Records from a data collection
══════
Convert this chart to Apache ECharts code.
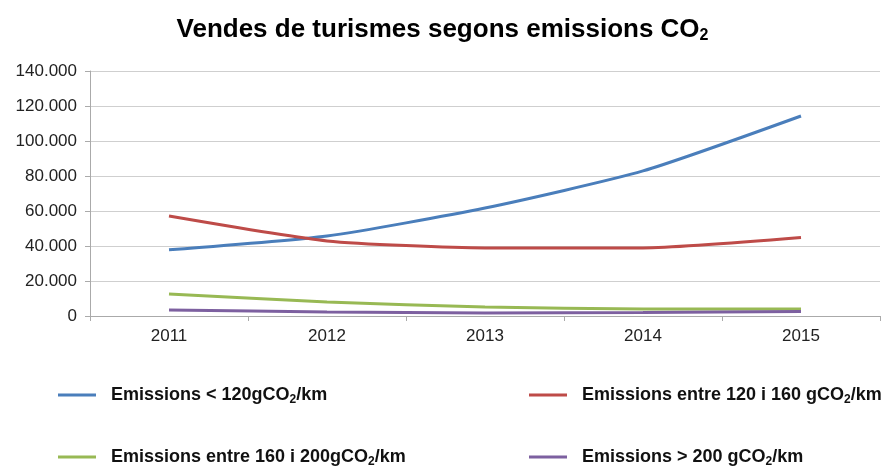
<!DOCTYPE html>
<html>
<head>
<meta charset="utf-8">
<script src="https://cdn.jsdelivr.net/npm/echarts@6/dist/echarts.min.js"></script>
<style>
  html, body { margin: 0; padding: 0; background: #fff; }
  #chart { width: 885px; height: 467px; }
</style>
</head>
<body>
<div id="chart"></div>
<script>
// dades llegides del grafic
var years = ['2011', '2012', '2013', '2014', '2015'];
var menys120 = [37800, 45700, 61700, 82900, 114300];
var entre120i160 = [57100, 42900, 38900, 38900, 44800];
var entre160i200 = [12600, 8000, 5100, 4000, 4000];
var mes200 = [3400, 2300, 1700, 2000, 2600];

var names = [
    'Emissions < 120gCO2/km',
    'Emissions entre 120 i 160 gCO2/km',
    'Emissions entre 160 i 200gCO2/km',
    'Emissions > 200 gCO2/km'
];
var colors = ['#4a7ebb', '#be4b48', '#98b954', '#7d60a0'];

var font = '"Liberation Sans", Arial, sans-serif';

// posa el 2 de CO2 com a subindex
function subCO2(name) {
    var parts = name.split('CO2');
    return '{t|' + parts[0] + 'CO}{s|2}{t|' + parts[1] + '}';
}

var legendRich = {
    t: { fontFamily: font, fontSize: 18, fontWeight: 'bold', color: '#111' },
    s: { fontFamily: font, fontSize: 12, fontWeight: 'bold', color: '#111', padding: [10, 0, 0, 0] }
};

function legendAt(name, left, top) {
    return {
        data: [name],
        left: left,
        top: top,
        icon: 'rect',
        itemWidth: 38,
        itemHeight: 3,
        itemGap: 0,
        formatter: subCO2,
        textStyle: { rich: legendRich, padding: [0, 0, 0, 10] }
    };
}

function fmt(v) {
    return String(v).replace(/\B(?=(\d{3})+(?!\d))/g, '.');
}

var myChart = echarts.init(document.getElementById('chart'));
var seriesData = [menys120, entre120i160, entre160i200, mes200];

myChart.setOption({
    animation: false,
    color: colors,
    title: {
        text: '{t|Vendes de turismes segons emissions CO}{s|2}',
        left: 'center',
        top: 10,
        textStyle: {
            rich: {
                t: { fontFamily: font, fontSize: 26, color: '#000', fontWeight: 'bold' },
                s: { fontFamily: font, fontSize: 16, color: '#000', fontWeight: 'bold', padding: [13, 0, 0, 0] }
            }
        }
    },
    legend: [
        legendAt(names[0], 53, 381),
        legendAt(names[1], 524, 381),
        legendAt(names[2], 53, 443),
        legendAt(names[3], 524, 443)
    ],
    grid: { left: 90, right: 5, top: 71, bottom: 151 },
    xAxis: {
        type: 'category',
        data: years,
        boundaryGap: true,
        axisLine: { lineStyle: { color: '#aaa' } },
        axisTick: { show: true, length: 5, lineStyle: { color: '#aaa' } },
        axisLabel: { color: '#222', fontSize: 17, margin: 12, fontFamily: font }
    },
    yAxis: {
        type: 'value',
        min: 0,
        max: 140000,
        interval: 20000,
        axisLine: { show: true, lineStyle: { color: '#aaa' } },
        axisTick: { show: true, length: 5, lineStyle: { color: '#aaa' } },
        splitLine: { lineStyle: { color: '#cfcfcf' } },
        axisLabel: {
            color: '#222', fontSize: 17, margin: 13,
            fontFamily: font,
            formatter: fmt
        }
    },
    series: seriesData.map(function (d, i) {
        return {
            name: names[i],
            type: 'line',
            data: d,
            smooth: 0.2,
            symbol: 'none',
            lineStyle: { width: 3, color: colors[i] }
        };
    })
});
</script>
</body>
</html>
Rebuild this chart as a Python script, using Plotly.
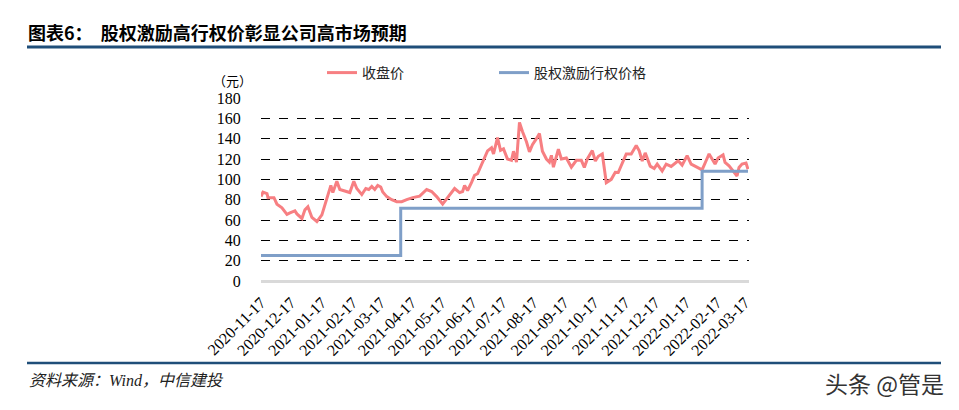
══════
* What is needed
Extract all the entries word for word; omit any pictures.

* Result
Convert this chart to Apache ECharts code.
<!DOCTYPE html>
<html>
<head>
<meta charset="utf-8">
<script src="https://cdn.jsdelivr.net/npm/echarts@6/dist/echarts.min.js"></script>
<style>
  html, body { margin: 0; padding: 0; background: #fff; }
  #chart { width: 885px; height: 467px; }
</style>
</head>
<body>
<div id="chart"></div>
<script>
// dades llegides del grafic
var years = ['2011', '2012', '2013', '2014', '2015'];
var menys120 = [37800, 45700, 61700, 82900, 114300];
var entre120i160 = [57100, 42900, 38900, 38900, 44800];
var entre160i200 = [12600, 8000, 5100, 4000, 4000];
var mes200 = [3400, 2300, 1700, 2000, 2600];

var names = [
    'Emissions < 120gCO2/km',
    'Emissions entre 120 i 160 gCO2/km',
    'Emissions entre 160 i 200gCO2/km',
    'Emissions > 200 gCO2/km'
];
var colors = ['#4a7ebb', '#be4b48', '#98b954', '#7d60a0'];

var font = '"Liberation Sans", Arial, sans-serif';

// posa el 2 de CO2 com a subindex
function subCO2(name) {
    var parts = name.split('CO2');
    return '{t|' + parts[0] + 'CO}{s|2}{t|' + parts[1] + '}';
}

var legendRich = {
    t: { fontFamily: font, fontSize: 18, fontWeight: 'bold', color: '#111' },
    s: { fontFamily: font, fontSize: 12, fontWeight: 'bold', color: '#111', padding: [10, 0, 0, 0] }
};

function legendAt(name, left, top) {
    return {
        data: [name],
        left: left,
        top: top,
        icon: 'rect',
        itemWidth: 38,
        itemHeight: 3,
        itemGap: 0,
        formatter: subCO2,
        textStyle: { rich: legendRich, padding: [0, 0, 0, 10] }
    };
}

function fmt(v) {
    return String(v).replace(/\B(?=(\d{3})+(?!\d))/g, '.');
}

var myChart = echarts.init(document.getElementById('chart'));
var seriesData = [menys120, entre120i160, entre160i200, mes200];

myChart.setOption({
    animation: false,
    color: colors,
    title: {
        text: '{t|Vendes de turismes segons emissions CO}{s|2}',
        left: 'center',
        top: 10,
        textStyle: {
            rich: {
                t: { fontFamily: font, fontSize: 26, color: '#000', fontWeight: 'bold' },
                s: { fontFamily: font, fontSize: 16, color: '#000', fontWeight: 'bold', padding: [13, 0, 0, 0] }
            }
        }
    },
    legend: [
        legendAt(names[0], 53, 381),
        legendAt(names[1], 524, 381),
        legendAt(names[2], 53, 443),
        legendAt(names[3], 524, 443)
    ],
    grid: { left: 90, right: 5, top: 71, bottom: 151 },
    xAxis: {
        type: 'category',
        data: years,
        boundaryGap: true,
        axisLine: { lineStyle: { color: '#aaa' } },
        axisTick: { show: true, length: 5, lineStyle: { color: '#aaa' } },
        axisLabel: { color: '#222', fontSize: 17, margin: 12, fontFamily: font }
    },
    yAxis: {
        type: 'value',
        min: 0,
        max: 140000,
        interval: 20000,
        axisLine: { show: true, lineStyle: { color: '#aaa' } },
        axisTick: { show: true, length: 5, lineStyle: { color: '#aaa' } },
        splitLine: { lineStyle: { color: '#cfcfcf' } },
        axisLabel: {
            color: '#222', fontSize: 17, margin: 13,
            fontFamily: font,
            formatter: fmt
        }
    },
    series: seriesData.map(function (d, i) {
        return {
            name: names[i],
            type: 'line',
            data: d,
            smooth: 0.2,
            symbol: 'none',
            lineStyle: { width: 3, color: colors[i] }
        };
    })
});
</script>
</body>
</html>
Rebuild this chart as a Python script, using Plotly.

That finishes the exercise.